Paix sur Jonas, paix sur les Justes
Complément: correction du livre
Un verset diffère entre la version rabbinique et la version chrétienne: le verset 2.1/1.17. De plus, selon ma compréhension, sa traduction pose problème. Il s’agit d’un véritable casse-tête. Selon mon analyse, ce qui a motivé le déplacement par les chrétiens de ce verset comme conclusion du chapitre 1 au lieu de l’introduction du chapitre 2 est la forme grammaticale du verbe way-man: Conj-w | V-Piel-ConsecImperf-3ms. La forme imparfait du consécutif indique une action antérieure, or en début de chapitre, il ne peut y avoir d’action antérieure. Conclusion ce verset est bien situé à la fin du chapitre 1. Ceci est d’ailleurs confirmé par la structure du récit. Comme nous l’avons vu le verset introductif du chapitre 3 répond à celui du chapitre 1: « La parole de l’Eternel ». Une fois le verset 1.17 à sa place, il répond alors au dernier verset du chapitre 2. Le premier décrit un emprisonnement, le deuxième une libération.
C’est alors que quelque chose me saute aux yeux: le livre de Jonas est structuré en 4 chapitres de 10 versets!
Si nous nous débarrassons des versets d’interaction avec les marins, alors le récit reprend sa forme initiale. Il faut donc supprimer les versets 8,9,10,11,12 et 14. Le verset 13 ne décrit pas une interaction mais il est mal positionné.

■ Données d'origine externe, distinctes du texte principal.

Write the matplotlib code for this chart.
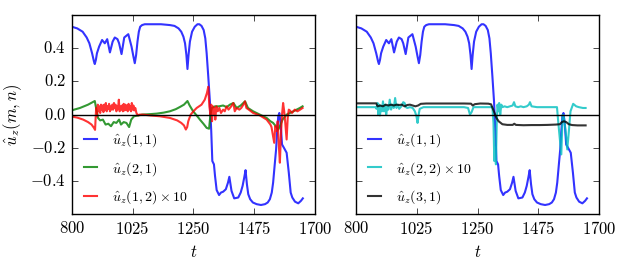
import matplotlib
matplotlib.use('Agg')
import matplotlib.pyplot as plt

# u_z(1,1)
t_11 = [800, 820, 840, 855, 865, 875, 882, 885, 889, 893, 901, 912, 922, 931, 941, 951, 959, 969,
        975, 984, 994, 1009, 1021, 1028, 1033, 1038, 1043, 1048, 1053, 1060, 1070, 1100, 1130,
        1163, 1180, 1195, 1205, 1213, 1219, 1224, 1228, 1232, 1237, 1245, 1255, 1265, 1272, 1280,
        1288, 1294, 1299, 1305, 1311, 1316, 1320, 1326, 1330, 1336, 1345, 1352, 1360, 1370, 1378,
        1383, 1391, 1401, 1416, 1425, 1432, 1438, 1443, 1448, 1453, 1460, 1470, 1484, 1500, 1515,
        1525, 1533, 1540, 1545, 1551, 1556, 1560, 1564, 1568, 1573, 1578, 1585, 1595, 1603, 1610,
        1616, 1626, 1638, 1648, 1655]
u_11 = [0.53, 0.52, 0.5, 0.465, 0.43, 0.37, 0.32, 0.305, 0.33, 0.37, 0.41, 0.45, 0.43, 0.455,
        0.375, 0.44, 0.465, 0.455, 0.43, 0.365, 0.465, 0.485, 0.41, 0.35, 0.31, 0.36, 0.44, 0.5,
        0.53, 0.54, 0.545, 0.545, 0.545, 0.54, 0.535, 0.52, 0.5, 0.47, 0.43, 0.36, 0.275, 0.36,
        0.44, 0.5, 0.53, 0.545, 0.545, 0.535, 0.51, 0.46, 0.37, 0.23, 0.08, -0.1, -0.28, -0.3,
        -0.37, -0.455, -0.485, -0.47, -0.465, -0.45, -0.41, -0.375, -0.46, -0.505, -0.5, -0.47,
        -0.43, -0.38, -0.335, -0.42, -0.48, -0.51, -0.53, -0.54, -0.545, -0.54, -0.53, -0.51,
        -0.47, -0.41, -0.3, -0.21, -0.1, -0.01, 0.01, -0.06, -0.18, -0.2, -0.23, -0.35, -0.47,
        -0.5, -0.525, -0.535, -0.52, -0.505]

# u_z(2,1)
t_21 = [800, 830, 860, 885, 891, 897, 905, 915, 925, 935, 945, 955, 965, 975, 982, 992, 1002,
        1012, 1020, 1030, 1046, 1060, 1090, 1114, 1140, 1163, 1185, 1200, 1215, 1228, 1236, 1249,
        1262, 1274, 1287, 1299, 1308, 1313, 1318, 1330, 1345, 1360, 1373, 1385, 1398, 1410, 1425,
        1441, 1452, 1471, 1496, 1521, 1535, 1545, 1555, 1564, 1570, 1580, 1595, 1620, 1644, 1654]
u_21 = [0.026, 0.04, 0.06, 0.082, 0.03, -0.02, -0.035, -0.03, -0.06, -0.055, -0.07, -0.045, -0.05,
        -0.03, -0.06, -0.045, -0.05, -0.075, -0.03, -0.01, -0.005, 0.0, 0.003, 0.006, 0.012, 0.02,
        0.033, 0.046, 0.06, 0.082, 0.055, 0.02, -0.005, -0.03, -0.055, -0.08, -0.085, 0.0, 0.04,
        0.05, 0.05, 0.055, 0.045, 0.06, 0.07, 0.04, 0.055, 0.08, 0.04, 0.02, 0.0, -0.02, -0.04,
        -0.05, -0.07, -0.09, -0.07, -0.03, 0.0, 0.02, 0.04, 0.05]

# u_z(1,2) x 10
t_12 = [800, 820, 842, 860, 873, 882, 886, 890, 893, 896, 899, 902, 905, 908, 911, 914, 917, 920,
        923, 926, 929, 932, 935, 938, 941, 944, 947, 950, 953, 956, 959, 962, 965, 968, 971, 974,
        977, 980, 983, 986, 989, 992, 995, 998, 1001, 1004, 1007, 1010, 1013, 1016, 1019, 1022,
        1025, 1028, 1031, 1035, 1039, 1045, 1050, 1064, 1090, 1126, 1163, 1190, 1205, 1215, 1222,
        1227, 1231, 1240, 1250, 1262, 1280, 1292, 1300, 1305, 1309, 1313, 1316, 1319, 1322, 1325,
        1328, 1331, 1335, 1340, 1346, 1352, 1360, 1366, 1373, 1380, 1390, 1398, 1403, 1410, 1420,
        1427, 1435, 1441, 1446, 1455, 1471, 1496, 1521, 1535, 1539, 1545, 1549, 1553, 1558, 1562,
        1566, 1570, 1574, 1578, 1582, 1586, 1590, 1595, 1599, 1603, 1607, 1615, 1625, 1635, 1645,
        1654]
u_12 = [-0.012, -0.018, -0.03, -0.045, -0.06, -0.08, -0.092, 0.04, -0.01, 0.06, 0.02, 0.05, 0.01,
        0.06, 0.03, 0.055, 0.015, 0.06, 0.03, 0.07, 0.02, 0.05, 0.035, 0.065, 0.02, 0.05, 0.03,
        0.06, 0.03, 0.07, 0.04, 0.06, 0.02, 0.05, 0.035, 0.09, 0.02, 0.05, 0.03, 0.055, 0.02, 0.065,
        0.025, 0.06, 0.03, 0.055, 0.02, 0.065, 0.03, 0.05, 0.02, 0.07, 0.03, 0.055, 0.025, 0.04,
        0.01, -0.005, 0.0, 0.0, -0.005, -0.01, -0.02, -0.035, -0.05, -0.065, -0.09, -0.075, -0.04,
        0.0, 0.02, 0.04, 0.06, 0.09, 0.13, 0.168, 0.05, 0.0, 0.06, -0.04, 0.05, 0.0, 0.04, -0.03,
        0.05, 0.02, 0.04, 0.01, 0.03, 0.02, 0.05, 0.03, 0.05, 0.07, 0.02, 0.04, 0.03, 0.04, 0.06,
        0.08, 0.04, 0.03, 0.01, -0.005, -0.03, -0.06, -0.075, -0.13, -0.17, -0.07, -0.1, -0.04,
        -0.18, -0.29, -0.12, 0.0, 0.07, 0.02, -0.05, -0.15, -0.02, 0.03, 0.025, 0.01, 0.03, 0.02,
        0.03, 0.04]

# u_z(2,2) x 10
t_22 = [800, 840, 872, 876, 880, 883, 886, 889, 892, 896, 900, 904, 908, 912, 916, 920, 925, 930,
        935, 940, 945, 950, 955, 960, 968, 975, 980, 985, 990, 1000, 1010, 1018, 1024, 1028, 1032,
        1036, 1050, 1100, 1150, 1200, 1215, 1222, 1228, 1235, 1260, 1290, 1305, 1309, 1312, 1315,
        1318, 1321, 1324, 1327, 1330, 1334, 1338, 1342, 1350, 1360, 1370, 1380, 1385, 1390, 1400,
        1410, 1420, 1432, 1440, 1444, 1450, 1470, 1500, 1530, 1544, 1549, 1553, 1560, 1565, 1570,
        1576, 1582, 1588, 1594, 1604, 1615, 1625, 1640, 1650]
u_22 = [0.045, 0.045, 0.045, 0.035, 0.07, 0.0, 0.06, -0.005, 0.05, 0.02, 0.08, 0.02, 0.06, 0.0,
        0.05, 0.03, 0.09, 0.03, 0.06, 0.04, 0.1, 0.04, 0.06, 0.035, 0.05, 0.075, 0.07, 0.045, 0.04,
        0.045, 0.04, 0.02, -0.01, -0.05, 0.0, 0.035, 0.045, 0.045, 0.045, 0.045, 0.04, 0.0, 0.015,
        0.045, 0.045, 0.045, 0.045, -0.05, -0.28, -0.2, -0.3, -0.05, 0.06, 0.02, 0.07, 0.0, 0.06,
        0.045, 0.05, 0.045, 0.05, 0.055, 0.075, 0.05, 0.045, 0.05, 0.045, 0.05, 0.06, 0.075, 0.05,
        0.045, 0.045, 0.045, 0.045, -0.05, -0.12, -0.24, 0.0, -0.02, -0.1, -0.21, -0.1, 0.02, 0.065,
        0.05, 0.045, 0.04, 0.04]

# u_z(3,1)
t_31 = [800, 840, 875, 880, 890, 900, 910, 920, 930, 940, 950, 960, 970, 980, 990, 1000, 1010,
        1020, 1030, 1040, 1060, 1100, 1150, 1200, 1226, 1232, 1240, 1260, 1290, 1300, 1308, 1314,
        1320, 1328, 1342, 1360, 1380, 1386, 1392, 1420, 1450, 1480, 1510, 1540, 1555, 1562, 1570,
        1578, 1588, 1600, 1620, 1650]
u_31 = [0.068, 0.068, 0.068, 0.05, 0.055, 0.05, 0.06, 0.055, 0.06, 0.055, 0.06, 0.058, 0.06, 0.05,
        0.058, 0.06, 0.055, 0.05, 0.055, 0.065, 0.067, 0.067, 0.067, 0.067, 0.066, 0.055, 0.063,
        0.067, 0.066, 0.062, 0.03, 0.005, -0.02, -0.04, -0.058, -0.062, -0.062, -0.055, -0.062,
        -0.064, -0.063, -0.063, -0.062, -0.06, -0.058, -0.045, -0.04, -0.045, -0.058, -0.063,
        -0.065, -0.065]

xticks = [800, 1025, 1250, 1475, 1700]
yticks = [-0.4, -0.2, 0.0, 0.2, 0.4]

plt.style.use('classic')
plt.rcParams['font.family'] = 'serif'
plt.rcParams['font.serif'] = ['cmr10']
plt.rcParams['mathtext.fontset'] = 'cm'
plt.rcParams['axes.formatter.use_mathtext'] = True
plt.rcParams['font.size'] = 12

fig = plt.figure(figsize=(6.3, 2.7), dpi=100)
fig.patch.set_facecolor('white')
ax1 = fig.add_axes([0.114, 0.207, 0.386, 0.737])
ax2 = fig.add_axes([0.565, 0.207, 0.386, 0.737])

lw = 1.5
ax1.plot(t_11, u_11, color='b', alpha=0.8, lw=lw, label=r'$\hat{u}_z(1,1)$')
ax1.plot(t_21, u_21, color='g', alpha=0.8, lw=lw, label=r'$\hat{u}_z(2,1)$')
ax1.plot(t_12, u_12, color='r', alpha=0.8, lw=lw, label=r'$\hat{u}_z(1,2)\times 10$')

ax2.plot(t_11, u_11, color='b', alpha=0.8, lw=lw, label=r'$\hat{u}_z(1,1)$')
ax2.plot(t_22, u_22, color='c', alpha=0.8, lw=lw, label=r'$\hat{u}_z(2,2)\times 10$')
ax2.plot(t_31, u_31, color='k', alpha=0.8, lw=lw, label=r'$\hat{u}_z(3,1)$')

for ax in (ax1, ax2):
    ax.axhline(0, color='k', lw=1)
    ax.set_xlim(800, 1700)
    ax.set_ylim(-0.6, 0.6)
    ax.set_xticks(xticks)
    ax.set_yticks(yticks)
    ax.set_xlabel(r'$t$')
    ax.legend(loc='lower left', frameon=False, fontsize=10, handlelength=1.5,
              borderaxespad=0.2, labelspacing=0.75)

ax1.set_ylabel(r'$\hat{u}_z(m,n)$')
ax2.set_yticklabels([])

plt.savefig('out.png', dpi=100, facecolor='white')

Initialement le texte parle d’un prophète qui est envoyé à Pétra en Edom. Cela signifie que la prophétie passe dans les mains de la branche d’Esau.

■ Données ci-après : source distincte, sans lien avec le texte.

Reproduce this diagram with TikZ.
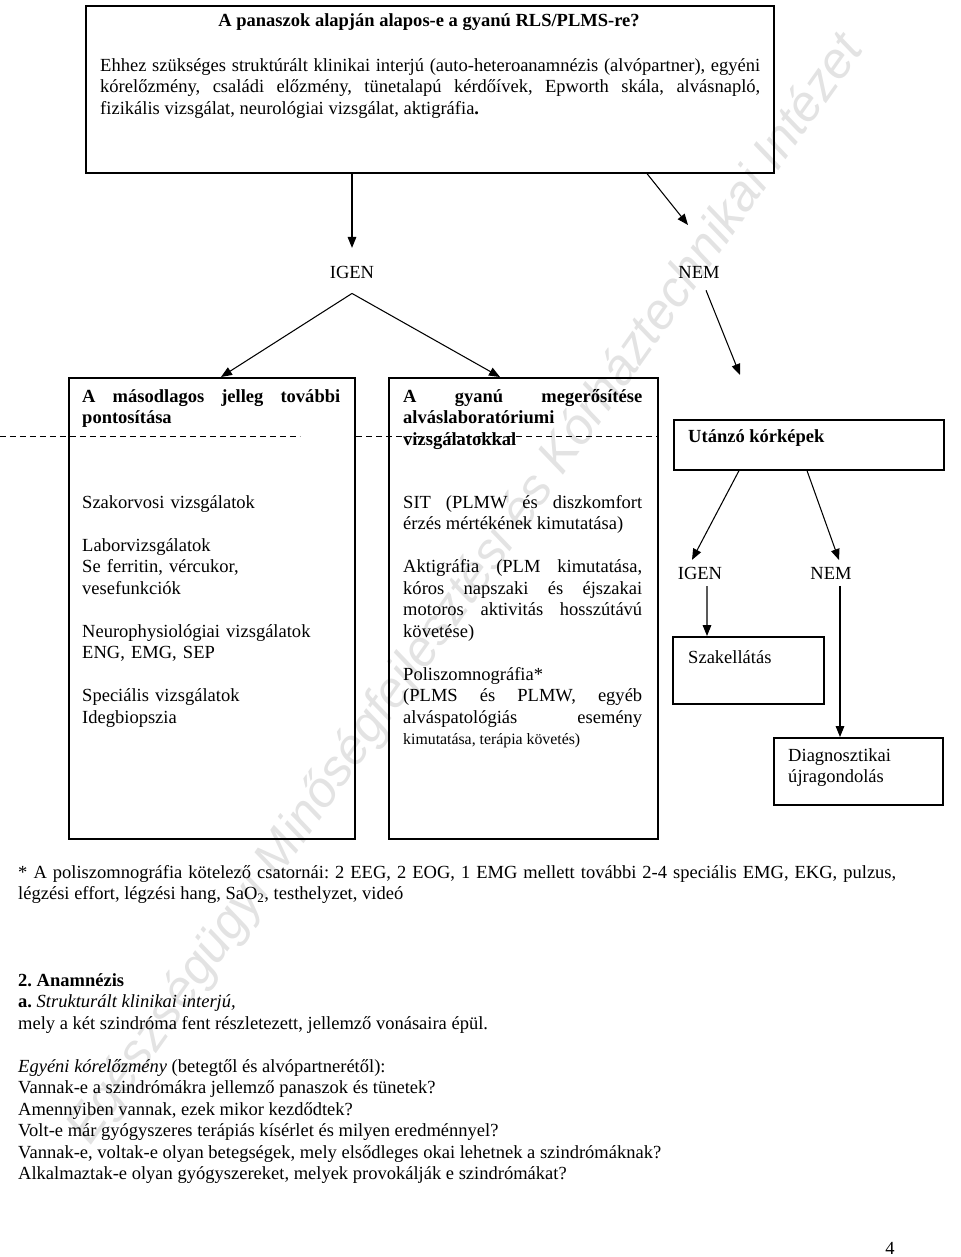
\documentclass[tikz,border=0pt]{standalone}
\usepackage{fontspec}
\setmainfont{Liberation Serif}
\newfontfamily\wmfont{Liberation Sans}
\usetikzlibrary{arrows.meta}
\usetikzlibrary{calc}
\newcommand{\bodyfont}{\fontsize{15.8pt}{18.35pt}\selectfont\frenchspacing\hyphenpenalty=10000 \exhyphenpenalty=10000 }
\newcommand{\grpgap}{\par\vspace{18.35pt}}
\tikzstyle{block} = [draw, line width=1.4pt, anchor=north west, inner sep=0pt]
\tikzstyle{arrow} = [-{Triangle[length=3.3mm, width=2.6mm]}, line width=0.9pt]
\tikzstyle{txt} = [anchor=north west, inner sep=0pt, font=\bodyfont]
\tikzstyle{answer} = [inner sep=0pt, font=\bodyfont]
\tikzstyle{dashline} = [dash pattern=on 0.18cm off 0.12cm, line width=0.8pt]

\begin{document}
\begin{tikzpicture}
			\useasboundingbox (0,0) rectangle (28.8,-37.71);
			
			% watermark
			\node (wm) [rotate=54.8, text=gray!22, font=\wmfont\itshape\fontsize{43pt}{43pt}\selectfont] at (14.0,-17.7) {Egészségügyi Minőségfejlesztési és Kórháztechnikai Intézet};
			
			% question box
			\node (panasz) [block, minimum width=20.64cm, minimum height=5.01cm] at (2.55,-0.15) {};
			\node (titel) [font=\bodyfont\bfseries] at (12.87,-0.66) {A panaszok alapján alapos-e a gyanú RLS/PLMS-re?};
			\node (kerdes) [txt, text width=19.8cm, align=justify] at (3.0,-1.74) {Ehhez szükséges struktúrált klinikai interjú (auto-heteroanamnézis (alvópartner), egyéni\linebreak kórelőzmény, családi előzmény, tünetalapú kérdőívek, Epworth skála, alvásnapló,\linebreak fizikális vizsgálat, neurológiai vizsgálat, aktigráfia\textbf{.}};
			
			\node (igen1) [answer] at (10.56,-8.16) {IGEN};
			\node (nem1) [answer] at (20.97,-8.16) {NEM};
			\coordinate (nemtip) at (20.64,-6.75);
			\coordinate (utip) at (22.2,-11.25);
			\draw [arrow] (panasz.south -| igen1) -- ([yshift=0.53cm]igen1.north);
			\draw [arrow] ($(panasz.south west)+(16.86,0)$) -- (nemtip);
			
			% second row
			\node (masod) [block, minimum width=8.58cm, minimum height=13.83cm] at (2.04,-11.31) {};
			\node (gyanu) [block, minimum width=8.07cm, minimum height=13.83cm] at (11.64,-11.31) {};
			\node (utanzo) [block, minimum width=8.1cm, minimum height=1.5cm] at (20.19,-12.57) {};
			\draw [arrow] ([yshift=-0.45cm]igen1.south) -- ($(masod.north west)+(4.59,0)$);
			\draw [arrow] ([yshift=-0.45cm]igen1.south) -- ($(gyanu.north west)+(3.36,0)$);
			\draw [arrow] ([shift={(0.21,-0.36)}]nem1.south) -- (utip);
			
			\draw [dashline] (0,-13.08) -- (9.0,-13.08);
			\draw [dashline] (10.68,-13.08) -- (gyanu.east |- 0,-13.08);
			
			\node (masodcim) [txt, text width=7.74cm, align=justify, font=\bodyfont\bfseries] at (2.46,-11.67) {A másodlagos jelleg további\linebreak pontosítása};
			\node (gyanucim) [txt, text width=7.17cm, align=justify, font=\bodyfont\bfseries] at (12.09,-11.67) {A gyanú megerősítése\linebreak alváslaboratóriumi\\ vizsgálatokkal};
			\node (utanzocim) [anchor=west, inner sep=0pt, font=\bodyfont\bfseries] at (20.64,-13.14) {Utánzó kórképek};
			
			\node (masodlist) [txt, text width=7.74cm, align=left] at (2.46,-14.85) {Szakorvosi vizsgálatok\grpgap Laborvizsgálatok\\ Se ferritin, vércukor,\\ vesefunkciók\grpgap Neurophysiológiai vizsgálatok\\ ENG, EMG, SEP\grpgap Speciális vizsgálatok\\ Idegbiopszia};
			\node (gyanulist) [txt, text width=7.17cm, align=justify] at (12.09,-14.85) {SIT (PLMW és diszkomfort\linebreak érzés mértékének kimutatása)\grpgap Aktigráfia (PLM kimutatása,\linebreak kóros napszaki és éjszakai\linebreak motoros aktivitás hosszútávú\linebreak követése)\grpgap Poliszomnográfia*\\ (PLMS és PLMW, egyéb\linebreak alváspatológiás esemény\linebreak {\fontsize{13.5pt}{18.35pt}\selectfont kimutatása, terápia követés)}};
			
			% right column
			\node (igen2) [answer] at (21.0,-17.19) {IGEN};
			\node (nem2) [answer] at (24.93,-17.19) {NEM};
			\draw [arrow] ($(utanzo.south west)+(1.98,0)$) -- ([shift={(-0.24,0.2)}]igen2.north);
			\draw [arrow] ($(utanzo.south west)+(4.02,0)$) -- ([shift={(0.24,0.2)}]nem2.north);
			
			\node (szak) [block, minimum width=4.53cm, minimum height=2.01cm] at (20.16,-19.08) {};
			\node (diag) [block, minimum width=5.07cm, minimum height=2.01cm] at (23.19,-22.11) {};
			\draw [arrow] ([shift={(0.21,-0.2)}]igen2.south) -- ($(szak.north west)+(1.05,0)$);
			\draw [arrow] ([shift={(0.27,-0.2)}]nem2.south) -- ($(diag.north west)+(2.01,0)$);
			\node (szakcim) [anchor=west, inner sep=0pt, font=\bodyfont] at (20.64,-19.71) {Szakellátás};
			\node (diagcim) [txt, align=left] at (23.64,-22.44) {Diagnosztikai\\ újragondolás};
			
			% notes below
			\node (labj) [txt, text width=26.34cm, align=justify] at (0.54,-25.95) {* A poliszomnográfia kötelező csatornái: 2 EEG, 2 EOG, 1 EMG mellett további 2-4 speciális EMG, EKG, pulzus,\linebreak légzési effort, légzési hang, SaO\textsubscript{2}, testhelyzet, videó};
			\node (anam) [txt, align=left] at (0.54,-29.19) {\textbf{2. Anamnézis}\\ \textbf{a.} \textit{Strukturált klinikai interjú,}\\ mely a két szindróma fent részletezett, jellemző vonásaira épül.\\[18.35pt] \textit{Egyéni kórelőzmény} (betegtől és alvópartnerétől):\\ Vannak-e a szindrómákra jellemző panaszok és tünetek?\\ Amennyiben vannak, ezek mikor kezdődtek?\\ Volt-e már gyógyszeres terápiás kísérlet és milyen eredménnyel?\\ Vannak-e, voltak-e olyan betegségek, mely elsődleges okai lehetnek a szindrómáknak?\\ Alkalmaztak-e olyan gyógyszereket, melyek provokálják e szindrómákat?};
			\node (oldal) [font=\bodyfont] at (26.7,-37.44) {4};
			
		\end{tikzpicture}
\end{document}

En faisant des marins des gens qui se soumettent au Dieu d’Israël directement, on place les fils d’Israël comme uniques intercesseurs. L’ouverture aux nations est corrompue: elle ne se fait pas selon la volonté de Dieu mais selon la volonté des scribes.
Nous avons alors 10 versets dans le premier chapitre. Ensuite, nous devons remettre les mentions géographiques correctes: Ninive⇒ Pétra; Tarse⇒ Ophir; Jaffa⇒ Eilat.

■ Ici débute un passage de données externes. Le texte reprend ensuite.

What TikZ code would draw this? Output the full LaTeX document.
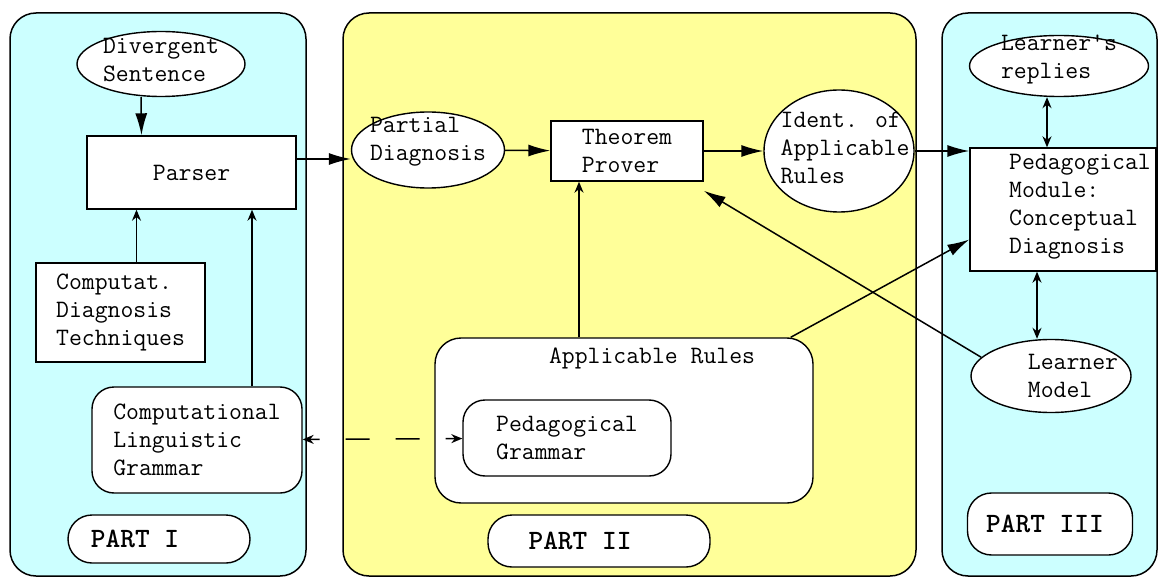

Une fois tout cela fait, nous pouvons revenir sur ce problématique verset 1.17. Je me permets de le réécrire:
וַיְמַן יְהוָה אֶת-יוֹנָה; וַיְהִי יוֹנָה בִּמְעֵי הַדָּג, שְׁלֹשָׁה יָמִים וּשְׁלֹשָׁה לֵילוֹת
Jo 1.10 Et l’Éternel désigna Jonas. Et Jonas fut dans le ventre du poisson trois jours et trois nuits.
Le verbe manah doit être traduit par désigner car il est la conséquence du tirage au sort.
Pourquoi avoir inventé cette histoire de gros poisson qui avale Jonas alors que les scribes savaient surement la vérité: pour faire de ce récit quelque chose de trop irrationnel pour être accepté par les nations. C’est la seule explication rationnelle. Je n’envisage pas de la bêtise de leur part.
L’orgueil, mes chers amis, l’orgueil.